Transcribe all of the data exactly. Omit the pictures.

── DATASET EXCERPT

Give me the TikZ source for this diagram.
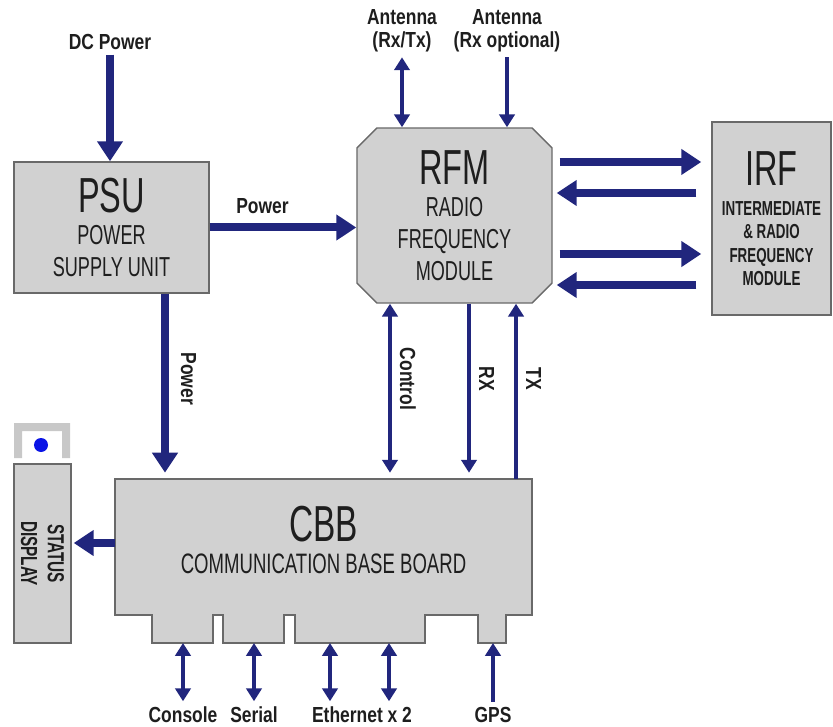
\documentclass[tikz,border=0pt]{standalone}
\usepackage{fontspec}
\setmainfont{Liberation Sans}[FakeStretch=0.66]
\newfontfamily\tagfamily{Liberation Sans}[FakeStretch=0.8]
\usetikzlibrary{arrows.meta,positioning,shapes.misc}
\definecolor{arrowblue}{RGB}{33,38,125}
\definecolor{boxgrey}{RGB}{209,209,209}
\definecolor{edgegrey}{RGB}{105,105,105}
\definecolor{ledgrey}{RGB}{200,200,200}
\definecolor{ledblue}{RGB}{10,20,230}
\definecolor{inkblack}{RGB}{30,30,30}

\begin{document}
\begin{tikzpicture}[
    x=0.025cm, y=-0.025cm,
    block/.style={rectangle, draw=edgegrey, fill=boxgrey, line width=1pt, align=center,
                  text=inkblack, inner sep=0pt, font=\fontsize{19.5}{22.8}\selectfont},
    tagtext/.style={font=\tagfamily\bfseries\fontsize{15.5}{16.5}\selectfont, text=inkblack, align=center},
    sidetag/.style={tagtext, rotate=-90, anchor=south, inner ysep=0.2cm},
    bigarrow/.style={-{Triangle[length=0.5cm,width=0.62cm]}, line width=0.2cm, arrowblue},
    thinarrow/.style={-{Triangle[length=0.32cm,width=0.38cm]}, line width=0.1cm, arrowblue},
    thinboth/.style={thinarrow, {Triangle[length=0.32cm,width=0.38cm]}-{Triangle[length=0.32cm,width=0.38cm]}}
]
\useasboundingbox (0,0) rectangle (833,727);

% boxes
\node[block, minimum width=4.875cm, minimum height=3.275cm] (psu) at (111.5,227.5)
    {{\fontsize{35}{36}\selectfont PSU}\\ POWER\\ SUPPLY UNIT};
\node[block, chamfered rectangle, chamfered rectangle xsep=0.375cm,
      minimum width=4.875cm, minimum height=4.375cm] (rfm) at (454.5,215.5)
    {{\fontsize{35}{36}\selectfont RFM}\\ RADIO\\ FREQUENCY\\ MODULE};
\node[block, minimum width=2.975cm, minimum height=4.825cm,
      font=\bfseries\fontsize{14.4}{16.7}\selectfont] (irf) at (771.5,218.5)
    {{\mdseries\fontsize{35}{36}\selectfont IRF}\\[4.6pt] INTERMEDIATE\\ \& RADIO\\ FREQUENCY\\ MODULE};

% status display
\fill[ledgrey] (14,458) -- (14,423) -- (70,423) -- (70,458) -- (62,458) -- (62,431) -- (22,431) -- (22,458) -- cycle;
\node[circle, fill=ledblue, minimum size=0.35cm, inner sep=0pt] (led) at (41,445) {};
\node[block, minimum width=1.425cm, minimum height=4.475cm] (status) at (42.5,553.5) {};
\node[text=inkblack, align=center, rotate=-90, font=\bfseries\fontsize{16.5}{19}\selectfont] (statuslabel) at (status) {STATUS\\ DISPLAY};

% base board
\draw[draw=edgegrey, fill=boxgrey, line width=1pt] (115,479) -- (532,479) -- (532,615) -- (506,615)
    -- (506,643) -- (478,643) -- (478,615) -- (425,615) -- (425,643) -- (295,643) -- (295,615)
    -- (284,615) -- (284,643) -- (223,643) -- (223,615) -- (213,615) -- (213,643) -- (152,643)
    -- (152,615) -- (115,615) -- cycle;
\node[minimum width=10.425cm, minimum height=3.4cm, inner sep=0pt] (cbb) at (323.5,547) {};
\node[align=center, text=inkblack, font=\fontsize{20}{22.5}\selectfont] (cbblabel) at (323.5,540)
    {{\fontsize{36}{36}\selectfont CBB}\\ COMMUNICATION BASE BOARD};
\coordinate (cbbtabs) at (323.5,643);

% power
\node[tagtext] (dc) at (110,42) {DC Power};
\draw[bigarrow] (dc.south) -- (dc.south |- psu.north);
\draw[bigarrow] (psu.east) -- (psu.east -| rfm.west)
    node[tagtext, pos=0.36, above, yshift=0.12cm] {Power};
\draw[bigarrow, shorten >=0.15cm] ([xshift=1.3375cm]psu.south) -- ([xshift=1.3375cm]psu.south |- cbb.north)
    node[sidetag, pos=0.46, inner ysep=0.3cm] {Power};

% antennas
\node[tagtext] (antrx) at (402,31) {Antenna\\(Rx/Tx)};
\node[tagtext] (antopt) at (507,31) {Antenna\\(Rx optional)};
\draw[thinboth] (antrx.south) -- (antrx.south |- rfm.north);
\draw[thinarrow] (antopt.south) -- (antopt.south |- rfm.north);

% rfm <-> irf
\draw[bigarrow, shorten <=0.175cm, shorten >=0.25cm] ([yshift=1.3375cm]rfm.east) -- ([yshift=1.3375cm]rfm.east -| irf.west);
\draw[bigarrow, shorten <=0.375cm, shorten >=0.1cm] ([yshift=0.5625cm]rfm.east -| irf.west) -- ([yshift=0.5625cm]rfm.east);
\draw[bigarrow, shorten <=0.175cm, shorten >=0.25cm] ([yshift=-0.9625cm]rfm.east) -- ([yshift=-0.9625cm]rfm.east -| irf.west);
\draw[bigarrow, shorten <=0.375cm, shorten >=0.1cm] ([yshift=-1.7375cm]rfm.east -| irf.west) -- ([yshift=-1.7375cm]rfm.east);

% rfm <-> cbb
\draw[thinboth, shorten >=0.15cm] ([xshift=-1.6125cm]rfm.south) -- ([xshift=-1.6125cm]rfm.south |- cbb.north)
    node[sidetag, pos=0.43] {Control};
\draw[thinarrow, shorten >=0.15cm] ([xshift=0.3625cm]rfm.south) -- ([xshift=0.3625cm]rfm.south |- cbb.north)
    node[sidetag, pos=0.43] {RX};
\draw[thinarrow] ([xshift=1.5375cm]rfm.south |- cbb.north) -- ([xshift=1.5375cm]rfm.south)
    node[sidetag, pos=0.57] {TX};

% status output
\draw[bigarrow, shorten >=0.05cm] ([yshift=0.1cm]cbb.west) -- ([yshift=0.1cm]cbb.west -| status.east);

% interfaces
\node[tagtext, anchor=base] (console) at (183,722) {Console};
\node[tagtext, anchor=base] (serial) at (254,722) {Serial};
\node[tagtext, anchor=base] (ether) at (362,722) {Ethernet x 2};
\node[tagtext, anchor=base] (gps) at (493,722) {GPS};
\draw[thinboth] (console.north) -- (console.north |- cbbtabs);
\draw[thinboth] (serial.north) -- (serial.north |- cbbtabs);
\draw[thinboth] ([xshift=-0.8cm]ether.north) -- ([xshift=-0.8cm]ether.north |- cbbtabs);
\draw[thinboth] ([xshift=0.675cm]ether.north) -- ([xshift=0.675cm]ether.north |- cbbtabs);
\draw[thinarrow] (gps.north) -- (gps.north |- cbbtabs);
\end{tikzpicture}
\end{document}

────

> **RESPONSE TO THE TASK**:
Give me the TikZ source for this diagram.
\documentclass[tikz,border=0pt]{standalone}
\usepackage{fontspec}
\setmainfont{Liberation Sans}[FakeStretch=0.66]
\newfontfamily\tagfamily{Liberation Sans}[FakeStretch=0.8]
\usetikzlibrary{arrows.meta,positioning,shapes.misc}
\definecolor{arrowblue}{RGB}{33,38,125}
\definecolor{boxgrey}{RGB}{209,209,209}
\definecolor{edgegrey}{RGB}{105,105,105}
\definecolor{ledgrey}{RGB}{200,200,200}
\definecolor{ledblue}{RGB}{10,20,230}
\definecolor{inkblack}{RGB}{30,30,30}

\begin{document}
\begin{tikzpicture}[
    x=0.025cm, y=-0.025cm,
    block/.style={rectangle, draw=edgegrey, fill=boxgrey, line width=1pt, align=center,
                  text=inkblack, inner sep=0pt, font=\fontsize{19.5}{22.8}\selectfont},
    tagtext/.style={font=\tagfamily\bfseries\fontsize{15.5}{16.5}\selectfont, text=inkblack, align=center},
    sidetag/.style={tagtext, rotate=-90, anchor=south, inner ysep=0.2cm},
    bigarrow/.style={-{Triangle[length=0.5cm,width=0.62cm]}, line width=0.2cm, arrowblue},
    thinarrow/.style={-{Triangle[length=0.32cm,width=0.38cm]}, line width=0.1cm, arrowblue},
    thinboth/.style={thinarrow, {Triangle[length=0.32cm,width=0.38cm]}-{Triangle[length=0.32cm,width=0.38cm]}}
]
\useasboundingbox (0,0) rectangle (833,727);

% boxes
\node[block, minimum width=4.875cm, minimum height=3.275cm] (psu) at (111.5,227.5)
    {{\fontsize{35}{36}\selectfont PSU}\\ POWER\\ SUPPLY UNIT};
\node[block, chamfered rectangle, chamfered rectangle xsep=0.375cm,
      minimum width=4.875cm, minimum height=4.375cm] (rfm) at (454.5,215.5)
    {{\fontsize{35}{36}\selectfont RFM}\\ RADIO\\ FREQUENCY\\ MODULE};
\node[block, minimum width=2.975cm, minimum height=4.825cm,
      font=\bfseries\fontsize{14.4}{16.7}\selectfont] (irf) at (771.5,218.5)
    {{\mdseries\fontsize{35}{36}\selectfont IRF}\\[4.6pt] INTERMEDIATE\\ \& RADIO\\ FREQUENCY\\ MODULE};

% status display
\fill[ledgrey] (14,458) -- (14,423) -- (70,423) -- (70,458) -- (62,458) -- (62,431) -- (22,431) -- (22,458) -- cycle;
\node[circle, fill=ledblue, minimum size=0.35cm, inner sep=0pt] (led) at (41,445) {};
\node[block, minimum width=1.425cm, minimum height=4.475cm] (status) at (42.5,553.5) {};
\node[text=inkblack, align=center, rotate=-90, font=\bfseries\fontsize{16.5}{19}\selectfont] (statuslabel) at (status) {STATUS\\ DISPLAY};

% base board
\draw[draw=edgegrey, fill=boxgrey, line width=1pt] (115,479) -- (532,479) -- (532,615) -- (506,615)
    -- (506,643) -- (478,643) -- (478,615) -- (425,615) -- (425,643) -- (295,643) -- (295,615)
    -- (284,615) -- (284,643) -- (223,643) -- (223,615) -- (213,615) -- (213,643) -- (152,643)
    -- (152,615) -- (115,615) -- cycle;
\node[minimum width=10.425cm, minimum height=3.4cm, inner sep=0pt] (cbb) at (323.5,547) {};
\node[align=center, text=inkblack, font=\fontsize{20}{22.5}\selectfont] (cbblabel) at (323.5,540)
    {{\fontsize{36}{36}\selectfont CBB}\\ COMMUNICATION BASE BOARD};
\coordinate (cbbtabs) at (323.5,643);

% power
\node[tagtext] (dc) at (110,42) {DC Power};
\draw[bigarrow] (dc.south) -- (dc.south |- psu.north);
\draw[bigarrow] (psu.east) -- (psu.east -| rfm.west)
    node[tagtext, pos=0.36, above, yshift=0.12cm] {Power};
\draw[bigarrow, shorten >=0.15cm] ([xshift=1.3375cm]psu.south) -- ([xshift=1.3375cm]psu.south |- cbb.north)
    node[sidetag, pos=0.46, inner ysep=0.3cm] {Power};

% antennas
\node[tagtext] (antrx) at (402,31) {Antenna\\(Rx/Tx)};
\node[tagtext] (antopt) at (507,31) {Antenna\\(Rx optional)};
\draw[thinboth] (antrx.south) -- (antrx.south |- rfm.north);
\draw[thinarrow] (antopt.south) -- (antopt.south |- rfm.north);

% rfm <-> irf
\draw[bigarrow, shorten <=0.175cm, shorten >=0.25cm] ([yshift=1.3375cm]rfm.east) -- ([yshift=1.3375cm]rfm.east -| irf.west);
\draw[bigarrow, shorten <=0.375cm, shorten >=0.1cm] ([yshift=0.5625cm]rfm.east -| irf.west) -- ([yshift=0.5625cm]rfm.east);
\draw[bigarrow, shorten <=0.175cm, shorten >=0.25cm] ([yshift=-0.9625cm]rfm.east) -- ([yshift=-0.9625cm]rfm.east -| irf.west);
\draw[bigarrow, shorten <=0.375cm, shorten >=0.1cm] ([yshift=-1.7375cm]rfm.east -| irf.west) -- ([yshift=-1.7375cm]rfm.east);

% rfm <-> cbb
\draw[thinboth, shorten >=0.15cm] ([xshift=-1.6125cm]rfm.south) -- ([xshift=-1.6125cm]rfm.south |- cbb.north)
    node[sidetag, pos=0.43] {Control};
\draw[thinarrow, shorten >=0.15cm] ([xshift=0.3625cm]rfm.south) -- ([xshift=0.3625cm]rfm.south |- cbb.north)
    node[sidetag, pos=0.43] {RX};
\draw[thinarrow] ([xshift=1.5375cm]rfm.south |- cbb.north) -- ([xshift=1.5375cm]rfm.south)
    node[sidetag, pos=0.57] {TX};

% status output
\draw[bigarrow, shorten >=0.05cm] ([yshift=0.1cm]cbb.west) -- ([yshift=0.1cm]cbb.west -| status.east);

% interfaces
\node[tagtext, anchor=base] (console) at (183,722) {Console};
\node[tagtext, anchor=base] (serial) at (254,722) {Serial};
\node[tagtext, anchor=base] (ether) at (362,722) {Ethernet x 2};
\node[tagtext, anchor=base] (gps) at (493,722) {GPS};
\draw[thinboth] (console.north) -- (console.north |- cbbtabs);
\draw[thinboth] (serial.north) -- (serial.north |- cbbtabs);
\draw[thinboth] ([xshift=-0.8cm]ether.north) -- ([xshift=-0.8cm]ether.north |- cbbtabs);
\draw[thinboth] ([xshift=0.675cm]ether.north) -- ([xshift=0.675cm]ether.north |- cbbtabs);
\draw[thinarrow] (gps.north) -- (gps.north |- cbbtabs);
\end{tikzpicture}
\end{document}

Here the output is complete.